En el contexto dominicano, el derecho constitucional tiene una historia rica en luchas y transformaciones. La primera Constitución, la de 1844, marcó el inicio de un proyecto de nación basado en los principios liberales, como la soberanía popular y los derechos individuales. Sin embargo, esta Constitución fue rápidamente desvirtuada, en particular por el famoso artículo 210, que otorgaba al presidente Pedro Santana poderes excepcionales para disolver el Congreso y gobernar de manera autoritaria, minando así los principios liberales originales. Este artículo evidenció que, aunque la Constitución de 1844 fuera, en su origen, un documento liberal, las tensiones internas y las presiones sociales y políticas rápidamente llevaron a su manipulación para consolidar el poder presidencial.

Es importante, además, contextualizar el término “liberal” dentro del constitucionalismo dominicano. Para los dominicanos, ser liberal no siempre ha significado adherir a los valores clásicos del constitucionalismo liberal, como la limitación del poder, la separación de poderes o la protección de los derechos individuales.

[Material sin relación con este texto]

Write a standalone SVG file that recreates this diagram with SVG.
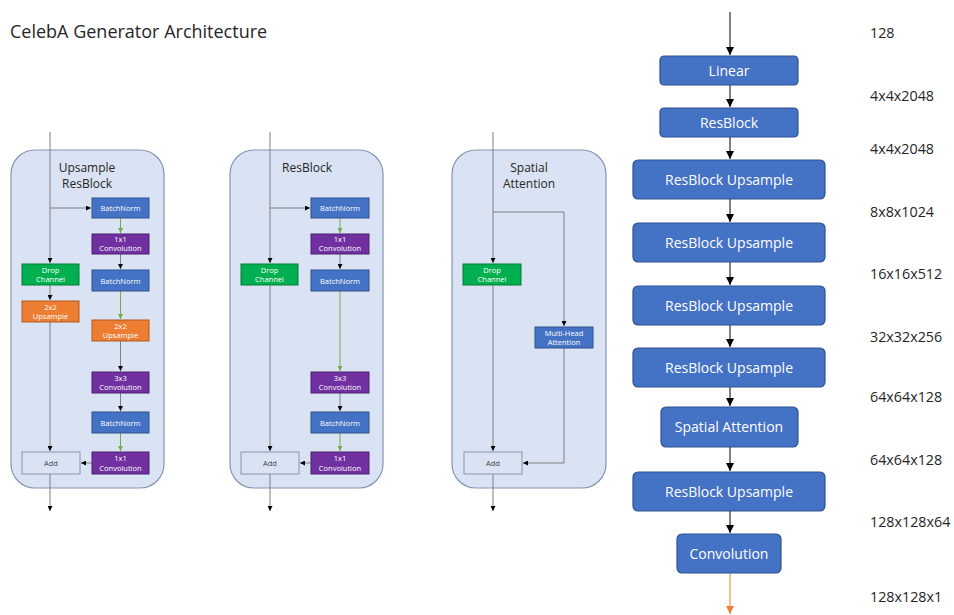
<svg xmlns="http://www.w3.org/2000/svg" width="954" height="615" viewBox="0 0 954 615">
  <style>
    text { font-family: "Open Sans", "Noto Sans", "Liberation Sans", sans-serif; }
    .panel { fill: #dae3f3; stroke: #8497b0; stroke-width: 1.2; }
    .title { font-size: 12px; fill: #262626; text-anchor: middle; }
    .blue { fill: #4472c4; stroke: #2f528f; }
    .purple { fill: #7030a0; stroke: #4b2070; }
    .green { fill: #00b050; stroke: #007a37; }
    .orange { fill: #ed7d31; stroke: #ae5a21; }
    .add { fill: #dae3f3; stroke: #8497b0; }
    .bt { font-size: 7.5px; fill: #ffffff; text-anchor: middle; }
    .at { font-size: 7.5px; fill: #404040; text-anchor: middle; }
    .big { fill: #4472c4; stroke: #2f528f; stroke-width: 1.2; }
    .bigt { font-size: 14px; fill: #ffffff; text-anchor: middle; }
    .dim { font-size: 14.3px; fill: #262626; }
    .cg { fill: none; stroke: #7f7f7f; stroke-width: 1; }
    .cgr { fill: none; stroke: #70ad47; stroke-width: 1; }
    .ck { fill: none; stroke: #000000; stroke-width: 1; }
    .co { fill: none; stroke: #ed7d31; stroke-width: 1; }
  </style>
  <defs>
    <marker id="ak" viewBox="0 0 10 10" refX="10" refY="5" markerWidth="5" markerHeight="5" markerUnits="userSpaceOnUse" orient="auto">
      <path d="M0,0 L10,5 L0,10 z" fill="#000000"/>
    </marker>
    <marker id="ag" viewBox="0 0 10 10" refX="10" refY="5" markerWidth="5" markerHeight="5" markerUnits="userSpaceOnUse" orient="auto">
      <path d="M0,0 L10,5 L0,10 z" fill="#70ad47"/>
    </marker>
    <marker id="aK" viewBox="0 0 10 10" refX="10" refY="5" markerWidth="8" markerHeight="8" markerUnits="userSpaceOnUse" orient="auto">
      <path d="M0,0 L10,5 L0,10 z" fill="#000000"/>
    </marker>
    <marker id="aO" viewBox="0 0 10 10" refX="10" refY="5" markerWidth="8" markerHeight="8" markerUnits="userSpaceOnUse" orient="auto">
      <path d="M0,0 L10,5 L0,10 z" fill="#ed7d31"/>
    </marker>
  </defs>

  <text x="10" y="38" style="font-size:18px;fill:#262626">CelebA Generator Architecture</text>

  <!-- block panels -->
  <g id="panel-upsample-resblock">
    <rect class="panel" x="11" y="150" width="153" height="338" rx="24"/>
    <text class="title" x="87" y="172">Upsample</text>
    <text class="title" x="87" y="188">ResBlock</text>
  </g>
  <g id="panel-resblock">
    <rect class="panel" x="230" y="150" width="153" height="338" rx="24"/>
    <text class="title" x="307" y="172">ResBlock</text>
  </g>
  <g id="panel-spatial-attention">
    <rect class="panel" x="452" y="150" width="154" height="338" rx="24"/>
    <text class="title" x="529" y="172">Spatial</text>
    <text class="title" x="529" y="188">Attention</text>
  </g>

  <!-- connectors -->
  <g id="connectors">
    <!-- Upsample ResBlock -->
    <path class="cg" d="M50,132 V263" marker-end="url(#ak)"/>
    <path class="cg" d="M50,208 H91" marker-end="url(#ak)"/>
    <path class="cgr" d="M120.5,218 V233" marker-end="url(#ag)"/>
    <path class="cg" d="M120.5,254 V269" marker-end="url(#ak)"/>
    <path class="cgr" d="M120.5,291 V319" marker-end="url(#ag)"/>
    <path class="cg" d="M120.5,341 V371" marker-end="url(#ak)"/>
    <path class="cg" d="M120.5,393 V411" marker-end="url(#ak)"/>
    <path class="cgr" d="M120.5,433 V451" marker-end="url(#ag)"/>
    <path class="cg" d="M92,463 H81" marker-end="url(#ak)"/>
    <path class="cg" d="M50,285 V300" marker-end="url(#ak)"/>
    <path class="cg" d="M50,322 V451" marker-end="url(#ak)"/>
    <path class="cg" d="M50,474 V511" marker-end="url(#ak)"/>

    <!-- ResBlock -->
    <path class="cg" d="M270,132 V263" marker-end="url(#ak)"/>
    <path class="cg" d="M270,208 H310" marker-end="url(#ak)"/>
    <path class="cgr" d="M340,218 V233" marker-end="url(#ag)"/>
    <path class="cg" d="M340,254 V269" marker-end="url(#ak)"/>
    <path class="cgr" d="M340,291 V371" marker-end="url(#ag)"/>
    <path class="cg" d="M340,393 V411" marker-end="url(#ak)"/>
    <path class="cgr" d="M340,433 V451" marker-end="url(#ag)"/>
    <path class="cg" d="M311,463 H300" marker-end="url(#ak)"/>
    <path class="cg" d="M270,285 V451" marker-end="url(#ak)"/>
    <path class="cg" d="M270,474 V511" marker-end="url(#ak)"/>

    <!-- Spatial Attention -->
    <path class="cg" d="M493,132 V263" marker-end="url(#ak)"/>
    <path class="cg" d="M493,212 H564 V326" marker-end="url(#ak)"/>
    <path class="cg" d="M493,285 V451" marker-end="url(#ak)"/>
    <path class="cg" d="M564,348 V463 H523" marker-end="url(#ak)"/>
    <path class="cg" d="M493,474 V511" marker-end="url(#ak)"/>

    <!-- generator column -->
    <path class="ck" d="M730,12 V55" marker-end="url(#aK)"/>
    <path class="ck" d="M730,85 V107" marker-end="url(#aK)"/>
    <path class="ck" d="M730,137 V159" marker-end="url(#aK)"/>
    <path class="ck" d="M730,199 V222" marker-end="url(#aK)"/>
    <path class="ck" d="M730,262 V285" marker-end="url(#aK)"/>
    <path class="ck" d="M730,325 V347" marker-end="url(#aK)"/>
    <path class="ck" d="M730,387 V406" marker-end="url(#aK)"/>
    <path class="ck" d="M730,447 V471" marker-end="url(#aK)"/>
    <path class="ck" d="M730,511 V533" marker-end="url(#aK)"/>
    <path class="co" d="M730,573 V614" marker-end="url(#aO)"/>
  </g>

  <!-- Upsample ResBlock nodes -->
  <g id="u-bn1"><rect class="blue" x="92" y="198" width="57" height="20"/><text class="bt" x="120.5" y="211">BatchNorm</text></g>
  <g id="u-conv1"><rect class="purple" x="92" y="234" width="57" height="20"/><text class="bt" x="120.5" y="242">1x1</text><text class="bt" x="120.5" y="251">Convolution</text></g>
  <g id="u-bn2"><rect class="blue" x="92" y="270" width="57" height="21"/><text class="bt" x="120.5" y="283.5">BatchNorm</text></g>
  <g id="u-up2"><rect class="orange" x="92" y="320" width="57" height="21"/><text class="bt" x="120.5" y="328.5">2x2</text><text class="bt" x="120.5" y="338">Upsample</text></g>
  <g id="u-conv3"><rect class="purple" x="92" y="372" width="57" height="21"/><text class="bt" x="120.5" y="380.5">3x3</text><text class="bt" x="120.5" y="390">Convolution</text></g>
  <g id="u-bn3"><rect class="blue" x="92" y="412" width="57" height="21"/><text class="bt" x="120.5" y="425.5">BatchNorm</text></g>
  <g id="u-conv1b"><rect class="purple" x="92" y="452" width="57" height="22"/><text class="bt" x="120.5" y="461">1x1</text><text class="bt" x="120.5" y="471">Convolution</text></g>
  <g id="u-drop"><rect class="green" x="22" y="264" width="57" height="21"/><text class="bt" x="50.5" y="272.5">Drop</text><text class="bt" x="50.5" y="282">Channel</text></g>
  <g id="u-up1"><rect class="orange" x="22" y="301" width="57" height="21"/><text class="bt" x="50.5" y="309.5">2x2</text><text class="bt" x="50.5" y="319">Upsample</text></g>
  <g id="u-add"><rect class="add" x="22" y="452" width="58" height="22"/><text class="at" x="51" y="466">Add</text></g>

  <!-- ResBlock nodes -->
  <g id="r-bn1"><rect class="blue" x="311" y="198" width="58" height="20"/><text class="bt" x="340" y="211">BatchNorm</text></g>
  <g id="r-conv1"><rect class="purple" x="311" y="234" width="58" height="20"/><text class="bt" x="340" y="242">1x1</text><text class="bt" x="340" y="251">Convolution</text></g>
  <g id="r-bn2"><rect class="blue" x="311" y="270" width="58" height="21"/><text class="bt" x="340" y="283.5">BatchNorm</text></g>
  <g id="r-conv3"><rect class="purple" x="311" y="372" width="58" height="21"/><text class="bt" x="340" y="380.5">3x3</text><text class="bt" x="340" y="390">Convolution</text></g>
  <g id="r-bn3"><rect class="blue" x="311" y="412" width="58" height="21"/><text class="bt" x="340" y="425.5">BatchNorm</text></g>
  <g id="r-conv1b"><rect class="purple" x="311" y="452" width="58" height="22"/><text class="bt" x="340" y="461">1x1</text><text class="bt" x="340" y="471">Convolution</text></g>
  <g id="r-drop"><rect class="green" x="241" y="264" width="57" height="21"/><text class="bt" x="269.5" y="272.5">Drop</text><text class="bt" x="269.5" y="282">Channel</text></g>
  <g id="r-add"><rect class="add" x="241" y="452" width="58" height="22"/><text class="at" x="270" y="466">Add</text></g>

  <!-- Spatial Attention nodes -->
  <g id="s-drop"><rect class="green" x="463" y="264" width="58" height="21"/><text class="bt" x="492" y="272.5">Drop</text><text class="bt" x="492" y="282">Channel</text></g>
  <g id="s-mha"><rect class="blue" x="535" y="327" width="58" height="21"/><text class="bt" x="564" y="335.5">Multi-Head</text><text class="bt" x="564" y="345">Attention</text></g>
  <g id="s-add"><rect class="add" x="464" y="452" width="58" height="22"/><text class="at" x="493" y="466">Add</text></g>

  <!-- generator column nodes -->
  <g id="g-linear"><rect class="big" x="660" y="56" width="138" height="29" rx="4"/><text class="bigt" x="729" y="75.5">Linear</text></g>
  <g id="g-resblock"><rect class="big" x="660" y="108" width="138" height="29" rx="4"/><text class="bigt" x="729" y="127.5">ResBlock</text></g>
  <g id="g-up1"><rect class="big" x="633" y="160" width="192" height="39" rx="5"/><text class="bigt" x="729" y="184.5">ResBlock Upsample</text></g>
  <g id="g-up2"><rect class="big" x="633" y="223" width="192" height="39" rx="5"/><text class="bigt" x="729" y="247.5">ResBlock Upsample</text></g>
  <g id="g-up3"><rect class="big" x="633" y="286" width="192" height="39" rx="5"/><text class="bigt" x="729" y="310.5">ResBlock Upsample</text></g>
  <g id="g-up4"><rect class="big" x="633" y="348" width="192" height="39" rx="5"/><text class="bigt" x="729" y="372.5">ResBlock Upsample</text></g>
  <g id="g-attn"><rect class="big" x="661" y="407" width="137" height="40" rx="5"/><text class="bigt" x="729" y="432">Spatial Attention</text></g>
  <g id="g-up5"><rect class="big" x="633" y="472" width="192" height="39" rx="5"/><text class="bigt" x="729" y="496.5">ResBlock Upsample</text></g>
  <g id="g-conv"><rect class="big" x="677" y="534" width="104" height="39" rx="5"/><text class="bigt" x="729" y="558.5">Convolution</text></g>

  <!-- tensor shapes -->
  <g id="shapes">
    <text class="dim" x="870" y="38">128</text>
    <text class="dim" x="870" y="101">4x4x2048</text>
    <text class="dim" x="870" y="154">4x4x2048</text>
    <text class="dim" x="870" y="217">8x8x1024</text>
    <text class="dim" x="870" y="279">16x16x512</text>
    <text class="dim" x="870" y="342">32x32x256</text>
    <text class="dim" x="870" y="402">64x64x128</text>
    <text class="dim" x="870" y="465">64x64x128</text>
    <text class="dim" x="870" y="527">128x128x64</text>
    <text class="dim" x="870" y="602">128x128x1</text>
  </g>
</svg>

En el contexto de nuestra historia, ser liberal ha sido sinónimo de defender la soberanía nacional, independientemente de los matices ideológicos. Así, el liberalismo en la República Dominicana ha sido interpretado como una lucha por la independencia frente a potencias extranjeras y contra el autoritarismo interno, lo que ha llevado a una compleja relación entre liberales y conservadores a lo largo de la historia.

Pese a estos matices, lo cierto es que el constitucionalismo liberal ha prevalecido, y la lucha constante en la historia dominicana ha sido, en última instancia, por la limitación del poder del gobernante y la protección de los derechos de los ciudadanos. Esta lucha no ha sido fácil ni lineal. A lo largo de los años, la historia constitucional de la República Dominicana ha sido marcada por intentos de poner al gobernante dentro de un marco jurídico que lo responsabilice por sus actos y lo limite, tanto en el ejercicio de su poder como en su acceso a los recursos del Estado.

El constitucionalismo dominicano, como señala el académico Eduardo Jorge Prats, es el reflejo de una lucha constante por la independencia del Estado, la limitación del poder presidencial, la protección de los derechos fundamentales, la implementación del sufragio universal, la transparencia electoral, y el impulso de un sistema judicial independiente. Cada uno de estos aspectos refleja un esfuerzo por construir una democracia genuina y por hacer de la Constitución un instrumento vivo, capaz de adaptarse a los tiempos y a los desafíos de la sociedad.

Ningún constitucionalismo debe limitarse a redactar textos constitucionales, sino que debe pasar de la retórica a construir instituciones sólidas y fomentar una cultura de respeto por los derechos fundamentales. Esta construcción no se logra sin una lucha constante en la política, en los tribunales, en la prensa, en la academia y, en última instancia, en la sociedad misma. La lucha constitucional es, ante todo, una lucha contra la injusticia y el anti-garantismo. El derecho constitucional, como cualquier otra disciplina, debe entenderse desde su historicidad, pues solo conociendo el pasado es posible enfrentar los desafíos futuros con sabiduría.

Enfrentamos hoy, como sociedad, nuevos retos globales y locales, como la inteligencia artificial, los temas de bioética, el cambio climático, entre otros, que requieren una adaptación de las normas constitucionales para garantizar que los derechos fundamentales de todos sean respetados en un contexto que cambia rápidamente. Por eso, celebrar el Día de la Constitución hoy, día 6 de noviembre, no es solo una cuestión simbólica, sino una invitación a reflexionar sobre el trabajo aún pendiente para hacer de la Constitución un instrumento verdaderamente inclusivo, participativo y vivo. La historia de la República Dominicana nos enseña que la lucha por un mejor Estado y por una sociedad más justa nunca se detiene.

¡Feliz Día de la Constitución, dominicanos! Porque un día como hoy (6 de noviembre, pero de 1844) marca para nosotros el compromiso con la justicia, la libertad y la dignidad humana. Y hay que tener conciencia de ello, porque solo entendiendo nuestra historia podremos avanzar con inteligencia hacia un futuro donde las instituciones y los derechos fundamentales sean la base de nuestra convivencia.